The battle between good and evil can be a trying one, but also rather common seeing as it has been played out in every “war of the god’s” myth from Scandinavia to India. The Titanomachy, as it was referred to by the Greeks, was the battle between the Olympian gods and the race of Titans for rule of the cosmos. It differs only slightly from the myth of the Norse Aesir and their constant battle against the evil Jotuns. The names change but the themes of myth rarely waiver from their common thread. The God/gods of good wage a constant war against the old/rebellious gods of evil for rule of the cosmos. In Ireland the Celtic gods, the Tuatha De Danann, wage war against the evil Fomorians for rule over Ireland, while Hindu Mythology pits the pantheon of Devas vs the legions of evil Asuras for dominion over the universe. It isn't hard to trace the root of these myths back to the constant struggle of mankind to triumph over whom or what they perceive as evil. Usually the gods worshipped by the previous inhabitants of the land whom they had just slaughtered.

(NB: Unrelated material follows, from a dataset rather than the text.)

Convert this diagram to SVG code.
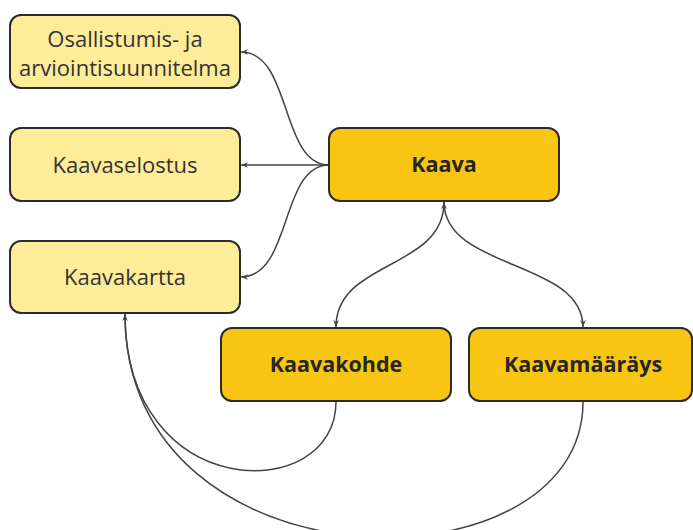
<svg xmlns="http://www.w3.org/2000/svg" width="693" height="530" viewBox="0 0 693 530">
<style>
.light{fill:#FFEC99;stroke:#2b2b2b;stroke-width:2}
.dark{fill:#F9C513;stroke:#2b2b2b;stroke-width:2}
.t{font-family:"Open Sans","Noto Sans",sans-serif;font-size:22px;fill:#333333;text-anchor:middle}
.b{font-weight:bold;fill:#262626;font-size:21.5px}
.c{fill:none;stroke:#444;stroke-width:1.5}
</style>
<defs>
<marker id="ah" viewBox="0 0 10 10" refX="10" refY="5" markerWidth="7" markerHeight="7" markerUnits="userSpaceOnUse" orient="auto-start-reverse">
<path d="M0,1 L10,5 L0,9 L3,5 Z" fill="#444"/>
</marker>
</defs>
<g id="connectors">
<path class="c" d="M329,165 C280,165 292,52 241,52" marker-end="url(#ah)"/>
<path class="c" d="M329,165 L241,165" marker-end="url(#ah)"/>
<path class="c" d="M329,165 C280,165 292,277 241,277" marker-end="url(#ah)"/>
<path class="c" d="M444,202 C444,270 336,260 336,327" marker-start="url(#ah)" marker-end="url(#ah)"/>
<path class="c" d="M444,202 C444,270 583,260 583,327" marker-end="url(#ah)"/>
<path class="c" d="M336,402 C336,505 125,505 125,314" marker-end="url(#ah)"/>
<path class="c" d="M583,402 C583,595 125,595 125,314"/>
</g>
<g id="n1"><rect class="light" x="10" y="15" width="230" height="73" rx="11"/>
<text class="t" x="125" y="47">Osallistumis- ja</text><text class="t" x="125" y="76">arviointisuunnitelma</text></g>
<g id="n2"><rect class="light" x="10" y="128" width="230" height="73" rx="11"/>
<text class="t" x="125" y="173">Kaavaselostus</text></g>
<g id="n3"><rect class="light" x="10" y="241" width="230" height="72" rx="11"/>
<text class="t" x="125" y="285">Kaavakartta</text></g>
<g id="n4"><rect class="dark" x="329" y="128" width="230" height="73" rx="11"/>
<text class="t b" x="444" y="172">Kaava</text></g>
<g id="n5"><rect class="dark" x="221" y="328" width="230" height="73" rx="11"/>
<text class="t b" x="336" y="372">Kaavakohde</text></g>
<g id="n6"><rect class="dark" x="469" y="328" width="223" height="73" rx="11"/>
<text class="t b" x="583" y="372">Kaavamääräys</text></g>
</svg>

Thunder God vs Sea Serpent
Whether at the end of the world or at its creation, some one with some lightening is going to be fighting a sea monster. Mythologies around the world all pit their version of a storm god against their version of a sea monster. Norse Mythology sees the valiant Thor in battle against the Midgard Serpent Jormungandr while the Greeks believed Zeus to be the triumphant slayer of the sea monster Typhon. Egypt and India both have their own versions of this myth. Ra battles Aapep across the sky why Indra uses his mighty lightning weapon, the Vajra (very similar to Zeus’ Lightning bolt) to battle his foe. Even Christianity and Judaism share this tale in the depiction of the Archangel Michael battling the Leviathan. Myths depicting this epic battle have existed since the dawn of civilization. The ancient Sumerians and Babylonians believed the battle between the leader of their pantheon, the storm god Marduk, and the primeval Sea Serpent, Tiamat, to be one of the factors that contributed to the creation of the universe.
As it has by now become clear, the various mythologies of the world share many commonalities, even between cultures with whom no contact was ever made. Such as the Egyptians sharing many mythological commonalities to the cultures of Meso and South America. The evidence is everywhere. Specifically in the various gods that rule the pantheons of the world. The Greek and the Roman pantheons, for example, are exactly the same, different only in name to their counterpart. Commonalities are in abundance when comparing the Greek, Norse and Hindu pantheons. The most easily recognizable of which being Zeus, Thor, and Indra. All of which have been determined to be the same figure. The same can be said regarding Apollo. It is widely agreed upon that the sun god has been borrowed and renamed countless times throughout history and myth. This is evident in the Celtic sun god Lugh as well as the Norse god Odin. All of which have too many commonalities in the stories of their birth, deeds, genealogy and ultimate fate to be anything other than the same exact figure.
One of the most glaringly obvious examples of comparative myth is the Monomyth, or, “The Hero’s Journey.” If you have never heard of the Monomyth you have definitely watched it play out on the big screen or read it in the pages of your favorite book. Joseph Campbell, the writer of “The Hero with A Thousand Faces” best described the Monomyth as any tale where “A hero ventures forth from the world of common day into a region of supernatural wonder: fabulous forces are there encountered and a decisive victory is won: the hero comes back from this mysterious adventure with the power to bestow boons on his fellow man.” It goes without saying that the Monomyth pattern has been played out in everything from the Epic of Gilgamesh to Star Wars. It is evident on every continent and in tales from every century. In fact, the Monomyth template is so common and intrinsic to modern storytelling that it can be quite hard to get away from. Don't believe me? Go to any movie and watch this pattern play out.
So the next time you are pondering the tales of your heritage or gazing upon the silver screen in wonder, try and ponder the words of the great screenwriter and comic book author Michael Straczynski who said, “The point of mythology is to point to the horizon and to point back to ourselves: This is who we are: this is where we came from: This is where we are going.